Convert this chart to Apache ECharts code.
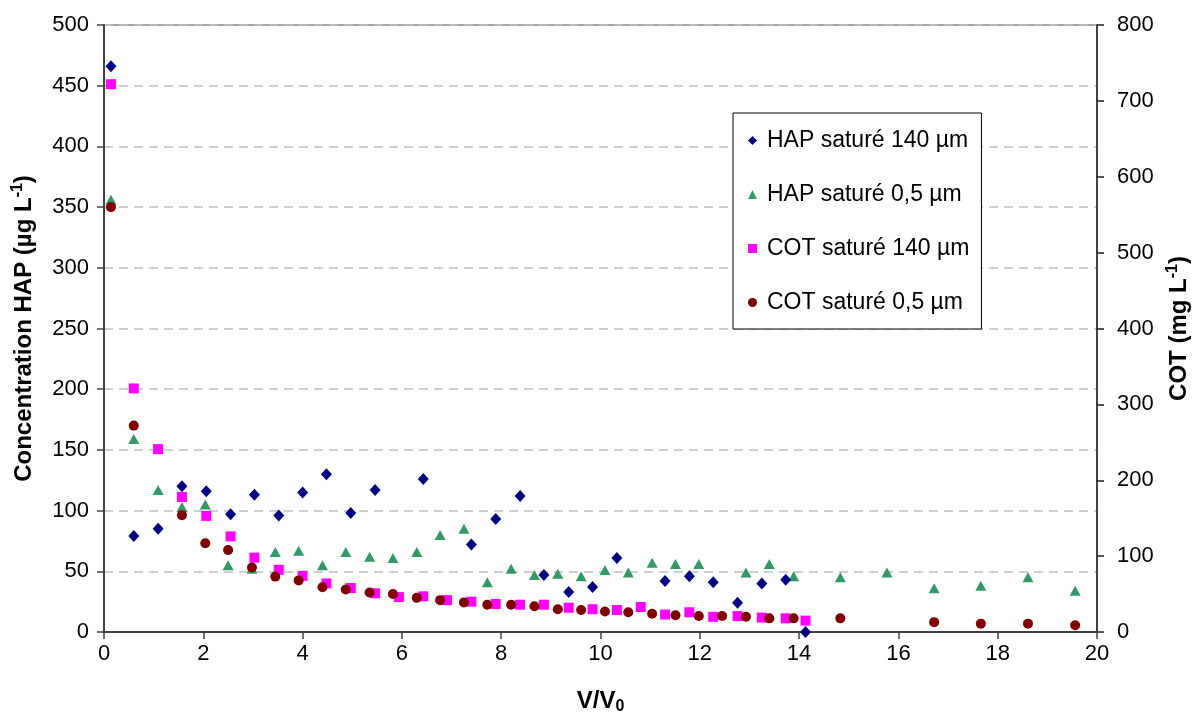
<!DOCTYPE html>
<html>
<head>
<meta charset="utf-8">
<script src="https://cdn.jsdelivr.net/npm/echarts@6/dist/echarts.min.js"></script>
<style>
  html, body { margin: 0; padding: 0; background: #ffffff; }
  #chart { width: 1193px; height: 718px; }
</style>
</head>
<body>
<div id="chart"></div>
<script>
// ---- Data ----
var seriesNames = ['HAP saturé 140 µm', 'HAP saturé 0,5 µm', 'COT saturé 140 µm', 'COT saturé 0,5 µm'];

// HAP saturé 140 µm  [V/V0, µg/L]  (left axis)
var hap140 = [
  [0.14, 466], [0.60, 79], [1.09, 85], [1.57, 120], [2.06, 116], [2.55, 97],
  [3.03, 113], [3.52, 96], [4.00, 115], [4.48, 130], [4.97, 98], [5.46, 117],
  [6.43, 126], [7.40, 72], [7.89, 93], [8.38, 112], [8.86, 47], [9.36, 33],
  [9.84, 37], [10.33, 61], [11.30, 42], [11.79, 46], [12.27, 41], [12.76, 24],
  [13.25, 40], [13.73, 43], [14.13, 0]
];

// HAP saturé 0,5 µm  [V/V0, µg/L]  (left axis)
var hap05 = [
  [0.14, 356], [0.60, 159], [1.09, 117], [1.57, 103], [2.04, 105], [2.50, 55],
  [2.98, 52], [3.45, 66], [3.92, 67], [4.40, 55], [4.87, 66], [5.35, 62],
  [5.82, 61], [6.30, 66], [6.77, 80], [7.25, 85], [7.72, 41], [8.20, 52],
  [8.67, 47], [9.14, 48], [9.61, 46], [10.09, 51], [10.56, 49], [11.04, 57],
  [11.51, 56], [11.98, 56], [12.93, 49], [13.40, 56], [13.89, 46], [14.83, 45],
  [15.77, 49], [16.72, 36], [17.66, 38], [18.61, 45], [19.56, 34]
];

// COT saturé 140 µm  [V/V0, mg/L]  (right axis)
var cot140 = [
  [0.14, 722], [0.60, 321], [1.09, 241], [1.57, 178], [2.06, 153], [2.55, 126],
  [3.03, 98], [3.52, 82], [4.00, 74], [4.48, 64], [4.97, 58], [5.46, 51],
  [5.94, 46], [6.43, 47], [6.91, 42], [7.40, 40], [7.89, 37], [8.38, 36],
  [8.86, 36], [9.36, 32], [9.84, 30], [10.33, 29], [10.81, 33], [11.30, 23],
  [11.79, 26], [12.27, 20], [12.76, 21], [13.25, 19], [13.73, 18], [14.13, 15]
];

// COT saturé 0,5 µm  [V/V0, mg/L]  (right axis)
var cot05 = [
  [0.14, 560], [0.60, 272], [1.57, 154], [2.04, 117], [2.50, 108], [2.98, 85],
  [3.45, 73], [3.92, 68], [4.40, 59], [4.87, 56], [5.35, 52], [5.82, 50],
  [6.30, 45], [6.77, 42], [7.25, 39], [7.72, 36], [8.20, 36], [8.67, 34],
  [9.14, 30], [9.61, 29], [10.09, 27], [10.56, 26], [11.04, 24], [11.51, 22],
  [11.98, 21], [12.45, 21], [12.93, 20], [13.40, 18], [13.89, 18], [14.83, 18],
  [16.72, 13], [17.66, 11], [18.61, 11], [19.56, 9]
];

// Axis scales
var xMin = 0, xMax = 20, xStep = 2;
var yLeftMin = 0, yLeftMax = 500, yLeftStep = 50;
var yRightMin = 0, yRightMax = 800, yRightStep = 100;

// ---- Chart ----
var FONT = 'Liberation Sans, Arial, sans-serif';
var chart = echarts.init(document.getElementById('chart'), null, { renderer: 'canvas' });

function titleRich(mainSize, smallSize) {
  return {
    b: { fontFamily: FONT, fontSize: mainSize, fontWeight: 'bold', color: '#000', lineHeight: 28, verticalAlign: 'middle' },
    sup: { fontFamily: FONT, fontSize: smallSize, fontWeight: 'bold', color: '#000', lineHeight: 28, verticalAlign: 'top', padding: [0, 0, 9, 0] },
    sub: { fontFamily: FONT, fontSize: smallSize, fontWeight: 'bold', color: '#000', lineHeight: 28, verticalAlign: 'bottom', padding: [9, 0, 0, 0] }
  };
}

var option = {
  backgroundColor: '#ffffff',
  animation: false,
  textStyle: { fontFamily: FONT },
  grid: {
    left: 104, right: 96, top: 25, bottom: 86,
    containLabel: false,
    outerBoundsMode: 'none',
    show: true, borderColor: '#a6a6a6', borderWidth: 2, backgroundColor: 'transparent'
  },
  legend: {
    orient: 'vertical',
    left: 733, top: 113,
    padding: [16, 12, 15, 15],
    itemGap: 31,
    itemWidth: 9, itemHeight: 9,
    borderColor: '#000000', borderWidth: 1,
    backgroundColor: '#ffffff',
    textStyle: { fontFamily: FONT, fontSize: 23, color: '#000000', padding: [0, 0, 0, 5] },
    data: seriesNames
  },
  xAxis: {
    type: 'value',
    min: xMin, max: xMax, interval: xStep,
    name: '{b|V/V}{sub|0}',
    nameLocation: 'middle',
    nameGap: 55,
    nameTextStyle: { rich: titleRich(24, 16) },
    axisLine: { show: true, onZero: false, lineStyle: { color: '#404040', width: 2 } },
    axisTick: { show: true, inside: false, length: 7, lineStyle: { color: '#404040', width: 1.5 } },
    axisLabel: { fontFamily: FONT, fontSize: 22, color: '#000', margin: 11 },
    splitLine: { show: false }
  },
  yAxis: [
    {
      type: 'value',
      position: 'left',
      min: yLeftMin, max: yLeftMax, interval: yLeftStep,
      name: '{b|Concentration HAP (µg L}{sup|-1}{b|)}',
      nameLocation: 'middle',
      nameRotate: 90,
      nameGap: 66,
      nameTextStyle: { rich: titleRich(24, 16) },
      axisLine: { show: true, onZero: false, lineStyle: { color: '#404040', width: 2 } },
      axisTick: { show: true, inside: false, length: 7, lineStyle: { color: '#404040', width: 1.5 } },
      axisLabel: { fontFamily: FONT, fontSize: 22, color: '#000', margin: 15 },
      splitLine: { show: true, lineStyle: { color: '#c0c0c0', width: 1.5, type: [9, 6] } }
    },
    {
      type: 'value',
      position: 'right',
      min: yRightMin, max: yRightMax, interval: yRightStep,
      name: '{b|COT (mg L}{sup|-1}{b|)}',
      nameLocation: 'middle',
      nameRotate: 90,
      nameGap: 68,
      nameTextStyle: { rich: titleRich(24, 16) },
      axisLine: { show: true, onZero: false, lineStyle: { color: '#202020', width: 1.5 } },
      axisTick: { show: true, inside: false, length: 7, lineStyle: { color: '#202020', width: 1.5 } },
      axisLabel: { fontFamily: FONT, fontSize: 22, color: '#000', margin: 20 },
      splitLine: { show: false }
    }
  ],
  series: [
    {
      name: seriesNames[0], type: 'scatter', yAxisIndex: 0,
      symbol: 'diamond', symbolSize: [11, 12],
      itemStyle: { color: '#000080', opacity: 1 },
      data: hap140, z: 4
    },
    {
      name: seriesNames[1], type: 'scatter', yAxisIndex: 0,
      symbol: 'triangle', symbolSize: [11, 10],
      itemStyle: { color: '#339966', opacity: 1 },
      data: hap05, z: 3
    },
    {
      name: seriesNames[2], type: 'scatter', yAxisIndex: 1,
      symbol: 'rect', symbolSize: 10,
      itemStyle: { color: '#ff00ff', opacity: 1 },
      data: cot140, z: 2
    },
    {
      name: seriesNames[3], type: 'scatter', yAxisIndex: 1,
      symbol: 'circle', symbolSize: 10,
      itemStyle: { color: '#800000', opacity: 1 },
      data: cot05, z: 5
    }
  ]
};

chart.setOption(option);
</script>
</body>
</html>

_Instruction_. Output exactly the span of lines from the top of the listing through the line holding "var seriesNames = ['HAP", and leave every picture out.

_Response_.
Convert this chart to Apache ECharts code.
<!DOCTYPE html>
<html>
<head>
<meta charset="utf-8">
<script src="https://cdn.jsdelivr.net/npm/echarts@6/dist/echarts.min.js"></script>
<style>
  html, body { margin: 0; padding: 0; background: #ffffff; }
  #chart { width: 1193px; height: 718px; }
</style>
</head>
<body>
<div id="chart"></div>
<script>
// ---- Data ----
var seriesNames = ['HAP saturé 140 µm', 'HAP saturé 0,5 µm', 'COT saturé 140 µm', 'COT saturé 0,5 µm'];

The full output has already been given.